-------- SUPPLIED DATA

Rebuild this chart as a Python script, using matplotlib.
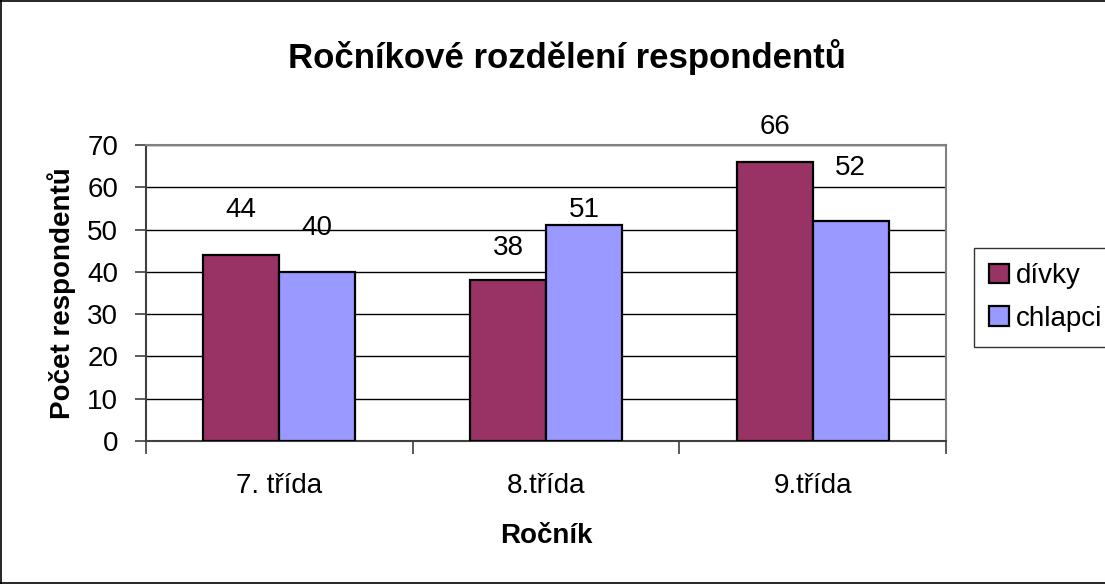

----------------
-------- SUPPLIED DATA

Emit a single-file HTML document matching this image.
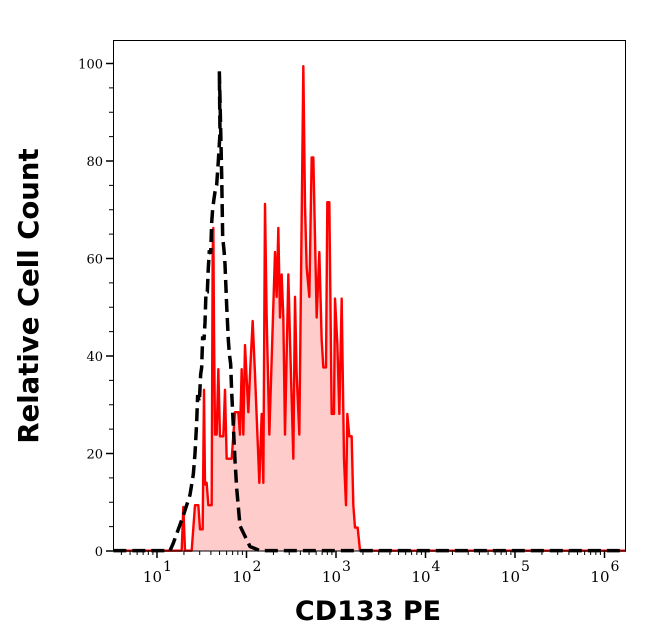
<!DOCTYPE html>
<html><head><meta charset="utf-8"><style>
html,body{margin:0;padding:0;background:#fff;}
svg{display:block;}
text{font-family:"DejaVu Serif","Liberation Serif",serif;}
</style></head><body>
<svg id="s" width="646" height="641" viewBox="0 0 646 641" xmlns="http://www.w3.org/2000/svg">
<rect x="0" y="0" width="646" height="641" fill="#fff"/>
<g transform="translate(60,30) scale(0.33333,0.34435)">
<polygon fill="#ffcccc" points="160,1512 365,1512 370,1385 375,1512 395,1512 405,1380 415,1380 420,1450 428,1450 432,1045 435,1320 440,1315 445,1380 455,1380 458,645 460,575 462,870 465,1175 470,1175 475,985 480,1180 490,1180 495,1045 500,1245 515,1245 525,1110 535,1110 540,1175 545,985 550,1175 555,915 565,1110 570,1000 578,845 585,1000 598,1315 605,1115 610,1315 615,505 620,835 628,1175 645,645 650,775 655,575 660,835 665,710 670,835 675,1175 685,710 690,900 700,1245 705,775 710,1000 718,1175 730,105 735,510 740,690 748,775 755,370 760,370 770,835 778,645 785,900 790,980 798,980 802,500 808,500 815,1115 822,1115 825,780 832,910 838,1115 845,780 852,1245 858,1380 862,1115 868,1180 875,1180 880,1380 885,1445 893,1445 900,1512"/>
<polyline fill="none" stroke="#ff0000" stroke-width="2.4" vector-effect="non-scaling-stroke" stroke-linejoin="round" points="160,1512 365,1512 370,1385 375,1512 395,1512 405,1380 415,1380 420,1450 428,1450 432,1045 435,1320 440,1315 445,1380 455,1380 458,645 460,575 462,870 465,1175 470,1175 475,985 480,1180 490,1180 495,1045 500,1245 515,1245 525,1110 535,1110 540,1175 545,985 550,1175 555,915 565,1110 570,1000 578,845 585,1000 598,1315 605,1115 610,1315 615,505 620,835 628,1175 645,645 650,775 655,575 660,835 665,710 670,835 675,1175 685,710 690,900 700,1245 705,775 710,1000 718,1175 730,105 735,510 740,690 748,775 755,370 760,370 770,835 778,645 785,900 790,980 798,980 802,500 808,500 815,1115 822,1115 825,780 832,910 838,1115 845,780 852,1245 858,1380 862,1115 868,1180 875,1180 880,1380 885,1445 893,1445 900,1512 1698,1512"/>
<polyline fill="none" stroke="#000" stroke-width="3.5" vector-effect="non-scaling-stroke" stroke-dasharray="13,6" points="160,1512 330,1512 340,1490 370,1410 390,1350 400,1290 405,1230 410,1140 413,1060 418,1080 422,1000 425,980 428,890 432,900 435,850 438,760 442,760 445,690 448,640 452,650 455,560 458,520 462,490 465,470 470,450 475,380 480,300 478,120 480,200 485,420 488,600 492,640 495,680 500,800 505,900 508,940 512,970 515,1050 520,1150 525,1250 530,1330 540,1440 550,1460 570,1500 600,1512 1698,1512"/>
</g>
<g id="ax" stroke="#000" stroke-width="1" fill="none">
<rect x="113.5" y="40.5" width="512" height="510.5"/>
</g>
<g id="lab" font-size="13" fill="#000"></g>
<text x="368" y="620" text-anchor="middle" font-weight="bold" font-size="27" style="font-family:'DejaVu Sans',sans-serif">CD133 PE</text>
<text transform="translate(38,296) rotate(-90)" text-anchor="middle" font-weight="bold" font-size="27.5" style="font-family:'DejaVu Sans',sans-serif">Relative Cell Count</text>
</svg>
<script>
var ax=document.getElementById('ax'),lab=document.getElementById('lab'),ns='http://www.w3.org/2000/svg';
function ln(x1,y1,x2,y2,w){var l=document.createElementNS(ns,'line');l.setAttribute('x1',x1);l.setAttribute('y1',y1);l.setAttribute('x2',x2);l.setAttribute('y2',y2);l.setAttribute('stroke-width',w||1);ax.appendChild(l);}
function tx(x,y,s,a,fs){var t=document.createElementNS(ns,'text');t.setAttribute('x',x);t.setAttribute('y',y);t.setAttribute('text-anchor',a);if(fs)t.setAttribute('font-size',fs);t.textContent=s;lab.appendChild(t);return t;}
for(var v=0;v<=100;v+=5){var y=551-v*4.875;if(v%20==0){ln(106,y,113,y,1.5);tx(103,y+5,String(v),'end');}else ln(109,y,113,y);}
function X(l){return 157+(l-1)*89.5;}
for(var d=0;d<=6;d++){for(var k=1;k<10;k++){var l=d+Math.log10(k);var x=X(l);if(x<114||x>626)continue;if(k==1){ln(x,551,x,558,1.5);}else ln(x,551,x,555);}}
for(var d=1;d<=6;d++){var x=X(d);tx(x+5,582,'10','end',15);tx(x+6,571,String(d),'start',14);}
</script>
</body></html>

----------------

◆ TASK INSTRUCTIONS ◆
Out of the records, collect only those lines that contain the string "script".

◆ RESPONSE TO THE EXERCISE ◆
Rebuild this chart as a Python script, using matplotlib.
<script>
</script>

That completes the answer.